For days and days the water continued to rush from the doors and windows of the king’s house, and a few goblin bodies were swept out into the road.
Curdie saw that something must be done. He spoke to his father and the rest of the miners, and they at once proceeded to make another outlet for the waters. By setting all hands to the work, tunnelling here and building there, they soon succeeded; and having also made a little tunnel to drain the water away from under the king’s house, they were soon able to get into the wine cellar, where they found a multitude of dead goblins—among the rest the queen, with the skin-shoe gone, and the stone one fast to her ankle—for the water had swept away the barricade, which prevented the men-at-arms from following the goblins, and had greatly widened the passage. They built it securely up, and then went back to their labours in the mine.
A good many of the goblins with their creatures escaped from the inundation out upon the mountain.

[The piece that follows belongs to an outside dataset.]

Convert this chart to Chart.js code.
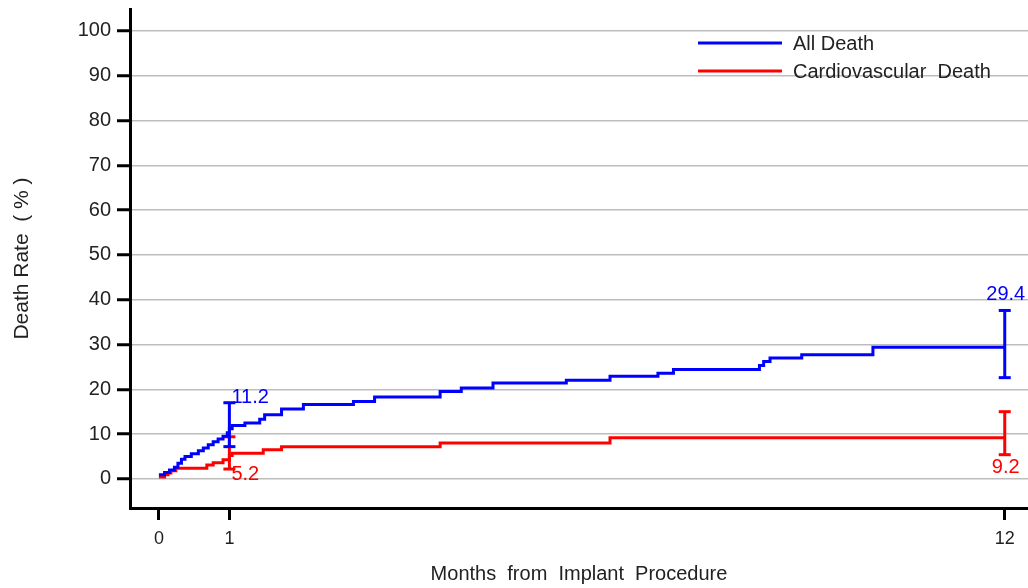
<!DOCTYPE html>
<html lang="en">
<head>
    <meta charset="UTF-8">
    <title>Death Rate after Implant</title>
    <script src="https://cdn.jsdelivr.net/npm/chart.js"></script>
    <style>
        html, body { margin: 0; padding: 0; background: #fff; }
        canvas { display: block; }
    </style>
</head>
<body>
    <canvas id="deathChart" width="1028" height="588"></canvas>
    <script>
        // Kaplan-Meier style cumulative rates (months, %)
        const allDeathMonths = [0, 0.08, 0.15, 0.22, 0.27, 0.32, 0.37, 0.46, 0.56, 0.63, 0.70, 0.77, 0.84, 0.91, 0.97, 1.0,
            1.04, 1.22, 1.43, 1.50, 1.74, 2.05, 2.76, 3.06, 3.99, 4.29, 4.74, 5.78, 6.40, 7.08, 7.30, 8.52, 8.58, 8.67, 9.12, 10.13, 12];
        const allDeathRate = [0.9, 1.4, 2.0, 2.6, 3.5, 4.4, 5.0, 5.6, 6.3, 6.9, 7.6, 8.3, 8.9, 9.5, 10.3, 11.2,
            11.9, 12.5, 13.3, 14.3, 15.6, 16.6, 17.3, 18.3, 19.5, 20.3, 21.4, 22.0, 22.9, 23.6, 24.4, 25.3, 26.2, 27.0, 27.7, 29.4, 29.4];

        const cvDeathMonths = [0, 0.08, 0.13, 0.17, 0.24, 0.68, 0.77, 0.91, 1.0, 1.04, 1.48, 1.74, 3.99, 6.40, 12];
        const cvDeathRate = [0.4, 0.9, 1.3, 1.8, 2.4, 3.1, 3.6, 4.25, 5.2, 5.7, 6.5, 7.2, 8.0, 9.2, 9.2];

        // estimates and confidence limits at 1 and 12 months
        const ciMonths = [1, 12];
        const allDeathAt = [11.2, 29.4];
        const allDeathLow = [7.2, 22.6];
        const allDeathHigh = [17.0, 37.6];
        const cvDeathAt = [5.2, 9.2];
        const cvDeathLow = [2.2, 5.4];
        const cvDeathHigh = [9.4, 15.0];

        const xTicks = [0, 1, 12];
        const yTicks = [0, 10, 20, 30, 40, 50, 60, 70, 80, 90, 100];

        const BLUE = '#0000ff';
        const RED = '#ff0000';
        const FONT = '"Liberation Sans", Arial, sans-serif';

        const toPoints = (xs, ys) => xs.map((x, i) => ({ x: x, y: ys[i] }));

        function errorBar(month, lo, hi, color) {
            return {
                data: [{ x: month, y: lo }, { x: month, y: hi }],
                borderColor: color,
                borderWidth: 3,
                pointStyle: 'line',
                pointRadius: 6,
                pointBorderWidth: 3,
                pointBorderColor: color,
                inLegend: false
            };
        }

        const series = [
            { label: 'All Death', color: BLUE, months: allDeathMonths, rate: allDeathRate,
              at: allDeathAt, low: allDeathLow, high: allDeathHigh, side: 'above' },
            { label: 'Cardiovascular  Death', color: RED, months: cvDeathMonths, rate: cvDeathRate,
              at: cvDeathAt, low: cvDeathLow, high: cvDeathHigh, side: 'below' }
        ];

        const datasets = [];
        series.forEach(s => {
            datasets.push({
                label: s.label,
                data: toPoints(s.months, s.rate),
                borderColor: s.color,
                borderWidth: 3,
                stepped: 'before',
                pointRadius: 0
            });
        });
        series.forEach(s => {
            ciMonths.forEach((m, i) => datasets.push(errorBar(m, s.low[i], s.high[i], s.color)));
        });

        // value labels next to the confidence bars + legend in the top right corner
        const annotate = {
            id: 'annotate',
            afterDatasetsDraw(chart) {
                const { ctx, scales: { x, y } } = chart;
                ctx.save();
                ctx.font = '20px ' + FONT;
                series.forEach(s => {
                    ciMonths.forEach((m, i) => {
                        const last = i === ciMonths.length - 1;
                        const px = x.getPixelForValue(m);
                        ctx.fillStyle = s.color;
                        ctx.textBaseline = 'middle';
                        ctx.textAlign = last ? 'center' : 'left';
                        const tx = last ? px + 1 : px + 2;
                        let ty;
                        if (s.side === 'above') {
                            ty = y.getPixelForValue(s.high[i]) - (last ? 16 : 5);
                        } else {
                            ty = y.getPixelForValue(s.low[i]) + (last ? 13 : 5);
                        }
                        ctx.fillText(s.at[i].toFixed(1), tx, ty);
                    });
                });

                // legend
                const lx = 698, ly = 43, gap = 28;
                chart.data.datasets.filter(d => d.inLegend !== false).forEach((d, i) => {
                    const yy = ly + i * gap;
                    ctx.strokeStyle = d.borderColor;
                    ctx.lineWidth = 3;
                    ctx.beginPath();
                    ctx.moveTo(lx, yy);
                    ctx.lineTo(lx + 84, yy);
                    ctx.stroke();
                    ctx.fillStyle = '#222';
                    ctx.textAlign = 'left';
                    ctx.textBaseline = 'middle';
                    ctx.fillText(d.label, lx + 95, yy + 1);
                });
                ctx.restore();
            }
        };

        // no extra room for edge labels: the plot runs to the canvas edge
        function noEdgePadding(s) {
            s.paddingLeft = 0;
            s.paddingRight = 0;
            s.paddingTop = 0;
            s.paddingBottom = 0;
        }

        new Chart(document.getElementById('deathChart'), {
            type: 'line',
            data: { datasets: datasets },
            options: {
                responsive: false,
                animation: false,
                events: [],
                devicePixelRatio: 1,
                layout: { autoPadding: false, padding: { top: 9, right: 0, left: 0, bottom: 0 } },
                plugins: {
                    legend: { display: false },
                    tooltip: { enabled: false }
                },
                scales: {
                    x: {
                        type: 'linear',
                        min: -0.41,
                        max: 12.33,
                        afterBuildTicks: s => { s.ticks = xTicks.map(v => ({ value: v })); },
                        afterFit: s => { s.height = 80; noEdgePadding(s); },
                        grid: { drawOnChartArea: false, tickColor: '#000', tickWidth: 3, tickLength: 12 },
                        border: { color: '#000', width: 3 },
                        ticks: { color: '#222', padding: 8, font: { size: 18, family: FONT } },
                        title: {
                            display: true,
                            text: 'Months  from  Implant  Procedure',
                            color: '#222',
                            font: { size: 20, family: FONT },
                            padding: { top: 0, bottom: 2 }
                        }
                    },
                    y: {
                        min: -6.5,
                        max: 104.9,
                        afterBuildTicks: s => { s.ticks = yTicks.map(v => ({ value: v })); },
                        afterFit: s => { s.width = 130; noEdgePadding(s); },
                        grid: { color: '#bdbdbd', lineWidth: 1.5, tickColor: '#000', tickWidth: 3, tickLength: 13 },
                        border: { color: '#000', width: 3 },
                        ticks: { color: '#222', padding: 6, font: { size: 20, family: FONT } },
                        title: {
                            display: true,
                            text: 'Death Rate  ( % )',
                            color: '#222',
                            font: { size: 21, family: FONT },
                            padding: { top: 10, bottom: 0 }
                        }
                    }
                }
            },
            plugins: [annotate]
        });
    </script>
</body>
</html>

But most of them soon left that part of the country, and most of those who remained grew milder in character, and indeed became very much like the Scotch brownies. Their skulls became softer as well as their hearts, and their feet grew harder, and by degrees they became friendly with the inhabitants of the mountain and even with the miners. But the latter were merciless to any of the cobs’ creatures that came in their way, until at length they all but disappeared.
The rest of the history of The Princess and Curdie must be kept for another volume.